WHAT IS EXPECTED: Your reply should be a single number: how many lines contain the string "chart".

DATA SECTION:
__________
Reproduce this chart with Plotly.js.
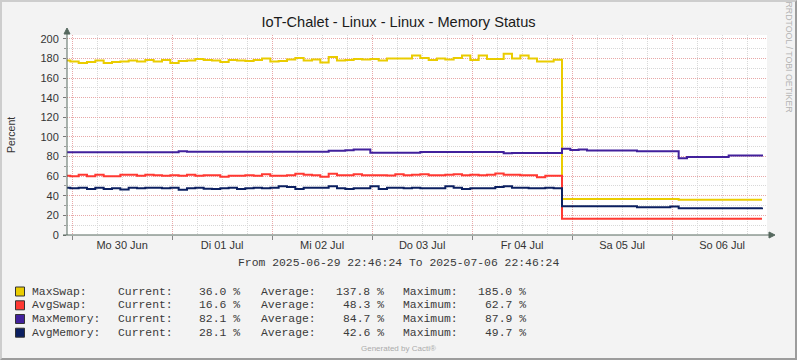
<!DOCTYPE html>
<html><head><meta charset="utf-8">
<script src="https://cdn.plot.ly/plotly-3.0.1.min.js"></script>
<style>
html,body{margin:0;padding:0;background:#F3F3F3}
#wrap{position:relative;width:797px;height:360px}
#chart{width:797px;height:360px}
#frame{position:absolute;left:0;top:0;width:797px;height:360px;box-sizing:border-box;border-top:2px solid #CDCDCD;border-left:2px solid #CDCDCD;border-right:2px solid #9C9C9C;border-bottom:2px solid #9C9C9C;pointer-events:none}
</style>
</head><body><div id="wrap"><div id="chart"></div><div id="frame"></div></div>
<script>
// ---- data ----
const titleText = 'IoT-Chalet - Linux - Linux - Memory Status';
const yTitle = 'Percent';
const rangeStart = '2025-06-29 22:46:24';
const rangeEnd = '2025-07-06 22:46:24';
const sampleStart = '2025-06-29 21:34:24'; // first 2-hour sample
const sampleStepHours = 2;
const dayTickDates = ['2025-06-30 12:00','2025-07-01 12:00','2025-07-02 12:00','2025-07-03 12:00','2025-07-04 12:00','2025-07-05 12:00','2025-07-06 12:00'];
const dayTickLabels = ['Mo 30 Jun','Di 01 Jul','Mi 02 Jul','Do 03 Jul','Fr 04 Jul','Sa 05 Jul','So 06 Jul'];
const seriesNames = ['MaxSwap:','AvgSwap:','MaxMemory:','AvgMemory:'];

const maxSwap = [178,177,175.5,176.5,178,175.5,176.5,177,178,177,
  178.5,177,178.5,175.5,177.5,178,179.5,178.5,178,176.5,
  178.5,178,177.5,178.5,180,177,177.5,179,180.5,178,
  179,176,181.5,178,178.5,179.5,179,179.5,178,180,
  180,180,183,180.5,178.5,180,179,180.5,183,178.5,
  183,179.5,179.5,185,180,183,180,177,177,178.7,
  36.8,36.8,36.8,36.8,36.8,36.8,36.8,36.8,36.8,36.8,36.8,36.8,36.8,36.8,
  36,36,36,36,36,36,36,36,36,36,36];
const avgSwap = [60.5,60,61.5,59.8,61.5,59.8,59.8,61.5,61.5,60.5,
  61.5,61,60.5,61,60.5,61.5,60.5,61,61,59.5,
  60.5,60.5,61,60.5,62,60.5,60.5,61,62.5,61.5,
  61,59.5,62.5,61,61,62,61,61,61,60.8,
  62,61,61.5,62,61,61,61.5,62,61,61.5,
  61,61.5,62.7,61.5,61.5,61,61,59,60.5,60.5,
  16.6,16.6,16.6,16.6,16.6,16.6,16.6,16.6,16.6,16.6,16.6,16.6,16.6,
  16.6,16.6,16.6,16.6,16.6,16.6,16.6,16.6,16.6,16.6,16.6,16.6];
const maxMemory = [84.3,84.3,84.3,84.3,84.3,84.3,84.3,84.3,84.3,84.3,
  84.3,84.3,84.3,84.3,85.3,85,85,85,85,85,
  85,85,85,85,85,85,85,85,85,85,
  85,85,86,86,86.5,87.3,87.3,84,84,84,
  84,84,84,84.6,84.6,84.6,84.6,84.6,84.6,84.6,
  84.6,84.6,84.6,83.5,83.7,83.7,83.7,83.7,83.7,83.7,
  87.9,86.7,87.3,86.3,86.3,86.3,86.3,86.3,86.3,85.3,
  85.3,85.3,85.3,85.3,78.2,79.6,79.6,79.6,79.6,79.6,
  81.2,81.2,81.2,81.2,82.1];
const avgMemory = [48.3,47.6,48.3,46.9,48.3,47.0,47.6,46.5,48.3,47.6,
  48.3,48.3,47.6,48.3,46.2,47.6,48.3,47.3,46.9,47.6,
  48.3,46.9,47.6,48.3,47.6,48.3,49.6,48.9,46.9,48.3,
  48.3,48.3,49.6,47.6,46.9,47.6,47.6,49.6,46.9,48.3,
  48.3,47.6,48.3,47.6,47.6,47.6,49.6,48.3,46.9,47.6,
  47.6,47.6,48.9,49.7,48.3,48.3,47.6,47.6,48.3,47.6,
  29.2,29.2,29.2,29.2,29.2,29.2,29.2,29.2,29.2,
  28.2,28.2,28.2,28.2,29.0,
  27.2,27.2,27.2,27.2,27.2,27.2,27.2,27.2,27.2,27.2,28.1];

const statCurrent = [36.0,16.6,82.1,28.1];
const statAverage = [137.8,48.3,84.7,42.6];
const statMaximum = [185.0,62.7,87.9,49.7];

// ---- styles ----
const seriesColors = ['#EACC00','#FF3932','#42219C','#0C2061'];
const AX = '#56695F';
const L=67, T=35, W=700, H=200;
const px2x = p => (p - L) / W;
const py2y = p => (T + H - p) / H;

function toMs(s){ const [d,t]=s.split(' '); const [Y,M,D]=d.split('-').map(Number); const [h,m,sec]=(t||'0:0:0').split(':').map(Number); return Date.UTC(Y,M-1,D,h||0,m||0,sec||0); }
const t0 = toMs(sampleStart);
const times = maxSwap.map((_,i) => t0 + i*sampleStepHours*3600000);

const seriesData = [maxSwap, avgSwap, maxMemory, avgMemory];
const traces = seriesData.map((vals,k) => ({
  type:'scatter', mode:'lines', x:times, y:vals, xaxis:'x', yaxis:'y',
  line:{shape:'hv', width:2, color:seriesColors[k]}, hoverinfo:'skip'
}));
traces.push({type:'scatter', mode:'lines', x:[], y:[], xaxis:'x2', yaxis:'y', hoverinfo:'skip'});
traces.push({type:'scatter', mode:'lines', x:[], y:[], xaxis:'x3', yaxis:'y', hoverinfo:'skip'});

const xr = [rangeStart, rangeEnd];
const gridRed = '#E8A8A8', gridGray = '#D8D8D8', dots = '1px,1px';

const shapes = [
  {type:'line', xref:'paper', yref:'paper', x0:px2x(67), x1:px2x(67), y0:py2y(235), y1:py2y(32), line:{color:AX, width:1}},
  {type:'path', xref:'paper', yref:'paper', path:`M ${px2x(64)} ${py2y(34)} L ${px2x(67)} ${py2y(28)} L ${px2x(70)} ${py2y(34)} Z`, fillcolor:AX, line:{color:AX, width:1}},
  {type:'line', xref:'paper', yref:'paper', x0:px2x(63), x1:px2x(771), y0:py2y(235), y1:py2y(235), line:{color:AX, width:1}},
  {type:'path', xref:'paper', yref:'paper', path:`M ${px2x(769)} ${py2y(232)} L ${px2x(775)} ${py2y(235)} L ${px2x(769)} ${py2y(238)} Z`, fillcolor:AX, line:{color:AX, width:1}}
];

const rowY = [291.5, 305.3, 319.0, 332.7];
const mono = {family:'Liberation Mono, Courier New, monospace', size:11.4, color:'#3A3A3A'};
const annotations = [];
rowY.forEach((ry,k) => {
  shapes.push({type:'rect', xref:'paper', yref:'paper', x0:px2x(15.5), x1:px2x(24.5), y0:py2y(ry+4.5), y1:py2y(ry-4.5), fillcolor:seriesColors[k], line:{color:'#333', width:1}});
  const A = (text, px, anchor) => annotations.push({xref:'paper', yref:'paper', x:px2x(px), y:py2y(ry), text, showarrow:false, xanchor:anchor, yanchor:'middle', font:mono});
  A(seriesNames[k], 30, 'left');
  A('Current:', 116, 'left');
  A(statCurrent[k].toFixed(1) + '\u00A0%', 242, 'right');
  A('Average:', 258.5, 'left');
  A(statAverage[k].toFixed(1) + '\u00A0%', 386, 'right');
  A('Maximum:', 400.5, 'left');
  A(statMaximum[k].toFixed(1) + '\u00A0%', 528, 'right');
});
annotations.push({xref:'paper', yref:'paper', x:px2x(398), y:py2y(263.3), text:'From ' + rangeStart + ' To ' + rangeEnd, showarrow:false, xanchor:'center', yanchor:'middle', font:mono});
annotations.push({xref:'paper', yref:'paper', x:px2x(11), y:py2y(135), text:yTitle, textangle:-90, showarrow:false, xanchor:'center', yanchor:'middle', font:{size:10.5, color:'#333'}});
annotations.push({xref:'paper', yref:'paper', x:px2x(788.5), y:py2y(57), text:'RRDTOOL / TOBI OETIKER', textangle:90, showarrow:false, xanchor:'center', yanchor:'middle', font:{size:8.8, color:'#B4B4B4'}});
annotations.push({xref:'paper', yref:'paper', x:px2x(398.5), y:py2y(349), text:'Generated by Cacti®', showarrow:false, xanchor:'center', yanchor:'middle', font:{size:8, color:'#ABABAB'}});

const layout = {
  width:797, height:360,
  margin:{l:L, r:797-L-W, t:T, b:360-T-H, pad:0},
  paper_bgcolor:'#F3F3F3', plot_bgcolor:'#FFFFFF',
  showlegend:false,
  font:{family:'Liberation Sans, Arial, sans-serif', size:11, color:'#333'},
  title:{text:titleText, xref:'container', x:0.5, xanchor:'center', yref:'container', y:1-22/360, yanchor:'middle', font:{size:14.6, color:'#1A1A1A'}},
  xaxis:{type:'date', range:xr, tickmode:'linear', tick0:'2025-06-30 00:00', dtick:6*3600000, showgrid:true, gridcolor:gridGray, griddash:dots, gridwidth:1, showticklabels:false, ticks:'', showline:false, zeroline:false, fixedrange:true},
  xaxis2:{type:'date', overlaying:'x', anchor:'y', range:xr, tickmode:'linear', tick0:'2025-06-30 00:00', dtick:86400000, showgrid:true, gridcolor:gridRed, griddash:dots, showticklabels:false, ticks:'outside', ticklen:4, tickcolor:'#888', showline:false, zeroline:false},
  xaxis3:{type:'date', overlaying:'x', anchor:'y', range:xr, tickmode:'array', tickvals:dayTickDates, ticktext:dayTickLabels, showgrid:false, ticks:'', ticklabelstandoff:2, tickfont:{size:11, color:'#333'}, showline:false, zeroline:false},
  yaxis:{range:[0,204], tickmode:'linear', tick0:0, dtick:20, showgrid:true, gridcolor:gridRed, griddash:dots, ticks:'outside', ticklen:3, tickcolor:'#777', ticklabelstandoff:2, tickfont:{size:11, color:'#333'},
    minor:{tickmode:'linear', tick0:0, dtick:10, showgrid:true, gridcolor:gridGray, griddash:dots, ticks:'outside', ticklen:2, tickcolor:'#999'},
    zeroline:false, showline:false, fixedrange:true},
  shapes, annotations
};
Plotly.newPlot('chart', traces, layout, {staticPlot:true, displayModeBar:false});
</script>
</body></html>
__________
SOLUTION TO THIS PROBLEM: 4